Data for this exercise
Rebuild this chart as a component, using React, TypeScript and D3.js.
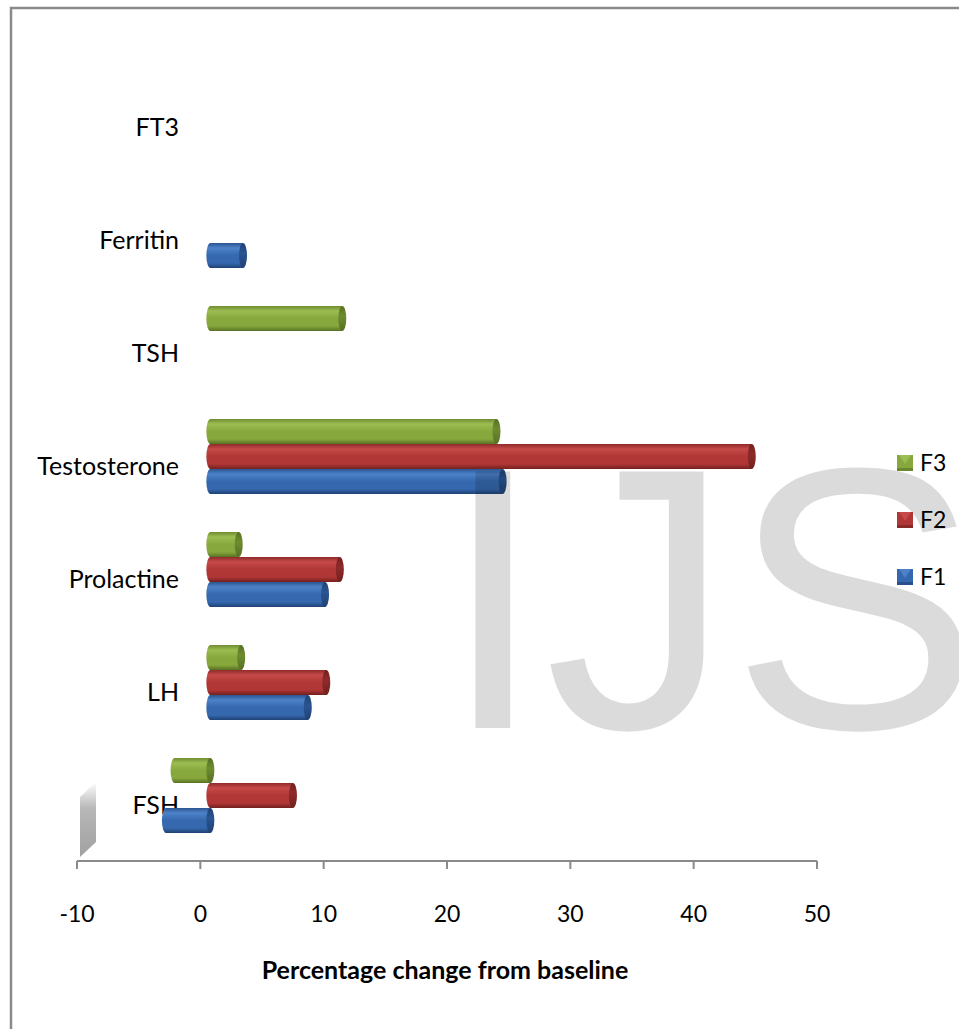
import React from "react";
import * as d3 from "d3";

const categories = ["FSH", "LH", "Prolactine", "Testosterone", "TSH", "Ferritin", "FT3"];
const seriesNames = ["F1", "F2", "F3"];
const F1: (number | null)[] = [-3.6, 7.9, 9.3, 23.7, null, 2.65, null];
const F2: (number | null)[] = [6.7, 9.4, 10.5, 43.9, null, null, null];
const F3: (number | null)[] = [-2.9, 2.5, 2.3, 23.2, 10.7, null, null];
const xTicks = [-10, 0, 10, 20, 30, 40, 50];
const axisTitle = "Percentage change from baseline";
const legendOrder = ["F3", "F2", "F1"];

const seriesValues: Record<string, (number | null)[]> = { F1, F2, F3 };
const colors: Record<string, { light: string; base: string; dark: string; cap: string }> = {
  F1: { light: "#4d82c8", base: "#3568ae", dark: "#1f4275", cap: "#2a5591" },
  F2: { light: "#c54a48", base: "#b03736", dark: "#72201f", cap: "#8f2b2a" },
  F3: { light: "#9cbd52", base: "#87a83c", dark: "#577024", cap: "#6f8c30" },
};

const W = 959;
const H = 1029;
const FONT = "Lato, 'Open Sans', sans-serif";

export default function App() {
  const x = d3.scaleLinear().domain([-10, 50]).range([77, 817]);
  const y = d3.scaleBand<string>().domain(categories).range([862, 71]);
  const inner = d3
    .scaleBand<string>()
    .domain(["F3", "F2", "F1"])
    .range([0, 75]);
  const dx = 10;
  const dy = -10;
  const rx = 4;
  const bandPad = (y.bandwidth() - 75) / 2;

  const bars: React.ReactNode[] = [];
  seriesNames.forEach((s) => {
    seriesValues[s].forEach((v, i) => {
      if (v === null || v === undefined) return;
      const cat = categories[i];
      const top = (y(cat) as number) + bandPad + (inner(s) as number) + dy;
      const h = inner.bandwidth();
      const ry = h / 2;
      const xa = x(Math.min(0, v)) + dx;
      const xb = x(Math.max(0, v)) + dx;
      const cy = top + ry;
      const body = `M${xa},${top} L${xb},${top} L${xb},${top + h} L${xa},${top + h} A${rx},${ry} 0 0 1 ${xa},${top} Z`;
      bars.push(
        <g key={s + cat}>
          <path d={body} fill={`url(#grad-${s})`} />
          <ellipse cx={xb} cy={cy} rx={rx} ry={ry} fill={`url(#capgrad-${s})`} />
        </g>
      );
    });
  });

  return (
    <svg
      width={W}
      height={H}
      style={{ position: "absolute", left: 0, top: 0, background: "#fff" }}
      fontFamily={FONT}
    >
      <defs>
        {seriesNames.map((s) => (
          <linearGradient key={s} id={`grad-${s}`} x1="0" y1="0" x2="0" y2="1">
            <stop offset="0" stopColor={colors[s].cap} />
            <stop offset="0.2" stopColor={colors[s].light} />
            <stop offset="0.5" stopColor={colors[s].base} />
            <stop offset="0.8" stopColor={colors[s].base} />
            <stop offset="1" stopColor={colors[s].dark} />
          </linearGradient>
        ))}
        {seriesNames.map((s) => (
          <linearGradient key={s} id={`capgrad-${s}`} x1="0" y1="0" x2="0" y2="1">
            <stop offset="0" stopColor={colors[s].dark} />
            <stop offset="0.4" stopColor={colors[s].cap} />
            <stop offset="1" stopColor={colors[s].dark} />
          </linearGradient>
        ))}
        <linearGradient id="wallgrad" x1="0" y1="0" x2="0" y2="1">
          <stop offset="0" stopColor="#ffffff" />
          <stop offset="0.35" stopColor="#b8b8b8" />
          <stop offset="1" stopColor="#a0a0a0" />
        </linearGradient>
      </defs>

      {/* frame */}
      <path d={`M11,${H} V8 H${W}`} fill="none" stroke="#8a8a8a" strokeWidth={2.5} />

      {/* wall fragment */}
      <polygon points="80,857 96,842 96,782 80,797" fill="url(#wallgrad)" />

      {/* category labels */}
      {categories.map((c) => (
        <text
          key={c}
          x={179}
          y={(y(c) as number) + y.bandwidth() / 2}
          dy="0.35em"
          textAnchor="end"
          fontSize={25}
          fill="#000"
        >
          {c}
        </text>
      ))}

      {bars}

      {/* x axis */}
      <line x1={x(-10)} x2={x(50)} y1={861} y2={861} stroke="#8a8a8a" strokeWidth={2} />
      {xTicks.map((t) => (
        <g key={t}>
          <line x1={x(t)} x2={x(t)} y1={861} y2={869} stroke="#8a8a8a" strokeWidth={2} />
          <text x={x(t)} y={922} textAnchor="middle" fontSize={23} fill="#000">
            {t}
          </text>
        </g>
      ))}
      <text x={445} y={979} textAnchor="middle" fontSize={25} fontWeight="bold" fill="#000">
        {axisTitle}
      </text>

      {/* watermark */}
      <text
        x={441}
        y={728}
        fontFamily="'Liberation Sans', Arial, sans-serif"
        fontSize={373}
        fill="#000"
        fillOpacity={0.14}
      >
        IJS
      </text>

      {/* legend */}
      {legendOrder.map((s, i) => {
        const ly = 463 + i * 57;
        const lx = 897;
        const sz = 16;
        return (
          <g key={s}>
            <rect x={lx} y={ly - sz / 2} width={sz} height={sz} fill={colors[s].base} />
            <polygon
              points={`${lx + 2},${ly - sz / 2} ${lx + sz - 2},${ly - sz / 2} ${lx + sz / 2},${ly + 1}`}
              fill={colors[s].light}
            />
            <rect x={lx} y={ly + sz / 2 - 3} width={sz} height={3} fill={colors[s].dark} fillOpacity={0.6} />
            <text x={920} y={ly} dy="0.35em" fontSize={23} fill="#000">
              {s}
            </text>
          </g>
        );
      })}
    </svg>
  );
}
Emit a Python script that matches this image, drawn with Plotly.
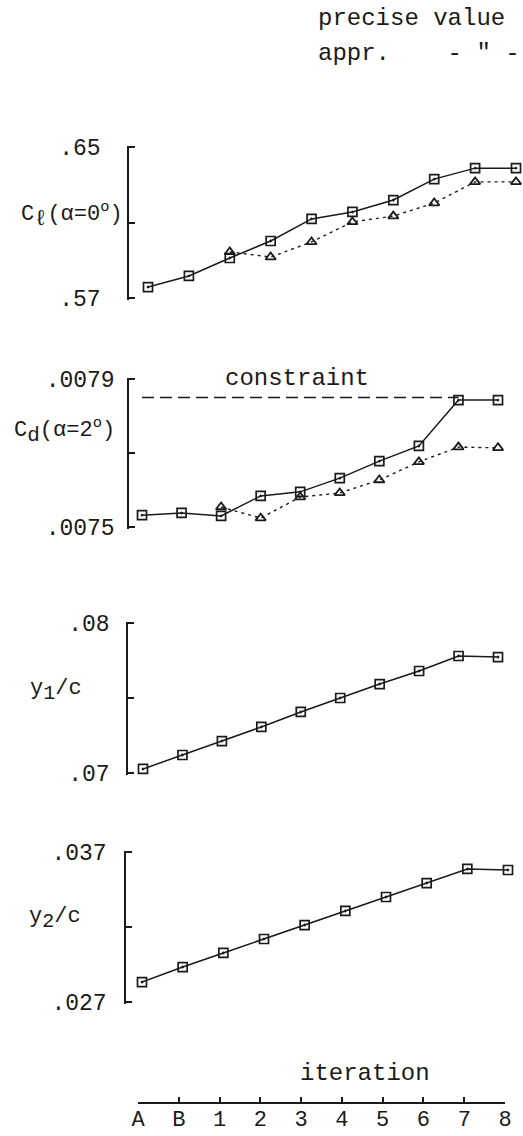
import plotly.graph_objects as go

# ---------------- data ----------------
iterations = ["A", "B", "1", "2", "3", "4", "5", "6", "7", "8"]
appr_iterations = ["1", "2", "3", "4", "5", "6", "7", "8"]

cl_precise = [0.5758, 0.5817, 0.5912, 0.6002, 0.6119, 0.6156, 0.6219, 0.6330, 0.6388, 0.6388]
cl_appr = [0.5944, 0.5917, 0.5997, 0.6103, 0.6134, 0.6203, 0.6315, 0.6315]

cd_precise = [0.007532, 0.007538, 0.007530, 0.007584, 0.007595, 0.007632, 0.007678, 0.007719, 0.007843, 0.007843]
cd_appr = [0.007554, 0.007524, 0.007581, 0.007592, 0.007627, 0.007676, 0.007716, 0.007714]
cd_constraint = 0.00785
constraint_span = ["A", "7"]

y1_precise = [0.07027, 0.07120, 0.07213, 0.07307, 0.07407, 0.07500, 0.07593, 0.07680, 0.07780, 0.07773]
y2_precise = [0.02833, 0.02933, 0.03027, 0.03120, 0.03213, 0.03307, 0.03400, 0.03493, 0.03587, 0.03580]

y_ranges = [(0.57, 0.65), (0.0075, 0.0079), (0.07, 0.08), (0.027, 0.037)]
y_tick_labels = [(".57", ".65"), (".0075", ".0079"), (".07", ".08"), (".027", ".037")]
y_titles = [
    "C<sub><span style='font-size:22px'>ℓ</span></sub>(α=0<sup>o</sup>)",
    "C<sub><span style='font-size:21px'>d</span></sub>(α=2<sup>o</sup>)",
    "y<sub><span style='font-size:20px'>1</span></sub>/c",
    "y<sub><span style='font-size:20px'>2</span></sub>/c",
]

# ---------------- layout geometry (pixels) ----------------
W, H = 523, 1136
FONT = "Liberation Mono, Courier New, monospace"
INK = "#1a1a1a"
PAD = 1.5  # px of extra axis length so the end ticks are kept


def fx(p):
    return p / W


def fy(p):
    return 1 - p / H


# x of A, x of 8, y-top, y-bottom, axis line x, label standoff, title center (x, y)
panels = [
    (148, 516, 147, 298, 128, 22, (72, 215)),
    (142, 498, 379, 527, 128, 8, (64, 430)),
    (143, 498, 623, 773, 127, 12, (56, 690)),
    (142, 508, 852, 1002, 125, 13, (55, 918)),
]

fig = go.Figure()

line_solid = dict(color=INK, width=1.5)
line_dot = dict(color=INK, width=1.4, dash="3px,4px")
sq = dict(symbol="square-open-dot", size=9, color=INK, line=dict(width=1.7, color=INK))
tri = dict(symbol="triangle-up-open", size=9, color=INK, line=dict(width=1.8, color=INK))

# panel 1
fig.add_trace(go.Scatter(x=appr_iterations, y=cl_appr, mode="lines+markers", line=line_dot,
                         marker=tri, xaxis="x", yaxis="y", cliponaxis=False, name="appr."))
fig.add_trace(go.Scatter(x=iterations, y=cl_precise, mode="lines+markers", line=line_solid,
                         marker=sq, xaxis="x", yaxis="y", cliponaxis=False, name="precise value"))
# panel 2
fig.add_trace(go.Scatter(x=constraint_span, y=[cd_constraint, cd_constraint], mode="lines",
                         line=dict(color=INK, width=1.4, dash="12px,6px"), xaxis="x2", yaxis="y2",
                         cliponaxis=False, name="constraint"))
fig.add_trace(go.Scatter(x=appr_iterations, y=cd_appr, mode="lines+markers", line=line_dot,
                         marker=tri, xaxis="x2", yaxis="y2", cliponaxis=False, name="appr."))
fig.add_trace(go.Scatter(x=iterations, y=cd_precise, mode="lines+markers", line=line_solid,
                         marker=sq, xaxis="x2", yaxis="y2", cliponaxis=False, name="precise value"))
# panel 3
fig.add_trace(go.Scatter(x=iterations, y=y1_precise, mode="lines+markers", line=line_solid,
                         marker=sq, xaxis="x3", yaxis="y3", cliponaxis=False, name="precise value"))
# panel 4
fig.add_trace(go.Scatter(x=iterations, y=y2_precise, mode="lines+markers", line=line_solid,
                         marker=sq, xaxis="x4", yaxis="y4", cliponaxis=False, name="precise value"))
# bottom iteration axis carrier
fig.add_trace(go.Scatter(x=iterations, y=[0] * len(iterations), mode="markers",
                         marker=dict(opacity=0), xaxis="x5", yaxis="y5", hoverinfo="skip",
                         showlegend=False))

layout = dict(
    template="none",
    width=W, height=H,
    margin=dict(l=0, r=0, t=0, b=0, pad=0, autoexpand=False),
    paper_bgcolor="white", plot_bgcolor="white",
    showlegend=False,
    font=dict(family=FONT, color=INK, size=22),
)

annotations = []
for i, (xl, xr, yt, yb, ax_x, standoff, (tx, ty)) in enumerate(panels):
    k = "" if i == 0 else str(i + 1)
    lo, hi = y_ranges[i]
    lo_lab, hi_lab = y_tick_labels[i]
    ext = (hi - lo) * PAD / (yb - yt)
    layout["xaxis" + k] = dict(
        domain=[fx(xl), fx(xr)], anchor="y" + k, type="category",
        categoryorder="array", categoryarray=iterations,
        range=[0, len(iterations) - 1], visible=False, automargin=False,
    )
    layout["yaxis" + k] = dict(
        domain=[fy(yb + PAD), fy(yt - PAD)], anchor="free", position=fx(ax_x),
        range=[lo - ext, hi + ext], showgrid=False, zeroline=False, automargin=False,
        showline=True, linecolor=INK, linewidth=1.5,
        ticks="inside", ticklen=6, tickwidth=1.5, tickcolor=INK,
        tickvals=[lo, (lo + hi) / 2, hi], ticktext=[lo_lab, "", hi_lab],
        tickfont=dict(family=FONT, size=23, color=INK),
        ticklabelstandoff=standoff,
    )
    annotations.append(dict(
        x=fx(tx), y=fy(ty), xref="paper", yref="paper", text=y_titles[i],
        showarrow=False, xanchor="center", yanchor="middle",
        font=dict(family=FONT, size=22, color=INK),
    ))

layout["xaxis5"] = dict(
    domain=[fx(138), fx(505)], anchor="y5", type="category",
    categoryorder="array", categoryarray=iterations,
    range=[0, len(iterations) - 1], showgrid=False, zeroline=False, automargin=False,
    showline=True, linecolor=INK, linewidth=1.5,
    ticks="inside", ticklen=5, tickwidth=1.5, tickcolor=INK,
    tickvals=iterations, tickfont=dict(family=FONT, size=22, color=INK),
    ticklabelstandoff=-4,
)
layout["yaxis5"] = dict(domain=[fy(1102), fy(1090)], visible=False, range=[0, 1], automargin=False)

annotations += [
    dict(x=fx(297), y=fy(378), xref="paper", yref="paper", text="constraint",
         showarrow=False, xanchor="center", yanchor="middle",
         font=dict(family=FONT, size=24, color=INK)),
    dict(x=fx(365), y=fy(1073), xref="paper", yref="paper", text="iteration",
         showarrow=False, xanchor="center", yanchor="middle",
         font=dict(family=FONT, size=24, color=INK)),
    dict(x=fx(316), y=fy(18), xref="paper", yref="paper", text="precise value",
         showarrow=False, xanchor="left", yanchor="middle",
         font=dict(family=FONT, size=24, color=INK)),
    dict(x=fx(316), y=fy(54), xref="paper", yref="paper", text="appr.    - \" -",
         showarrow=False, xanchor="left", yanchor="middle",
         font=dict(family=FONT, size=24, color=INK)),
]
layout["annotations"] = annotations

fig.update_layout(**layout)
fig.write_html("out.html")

Stated exercise
From the line containing "Emit a Python" to the line containing "0.6203, 0.6315, 0.6315]", both lines included, give the text again exactly, without any pictures.

Expected output
Emit a Python script that matches this image, drawn with Plotly.
import plotly.graph_objects as go

# ---------------- data ----------------
iterations = ["A", "B", "1", "2", "3", "4", "5", "6", "7", "8"]
appr_iterations = ["1", "2", "3", "4", "5", "6", "7", "8"]

cl_precise = [0.5758, 0.5817, 0.5912, 0.6002, 0.6119, 0.6156, 0.6219, 0.6330, 0.6388, 0.6388]
cl_appr = [0.5944, 0.5917, 0.5997, 0.6103, 0.6134, 0.6203, 0.6315, 0.6315]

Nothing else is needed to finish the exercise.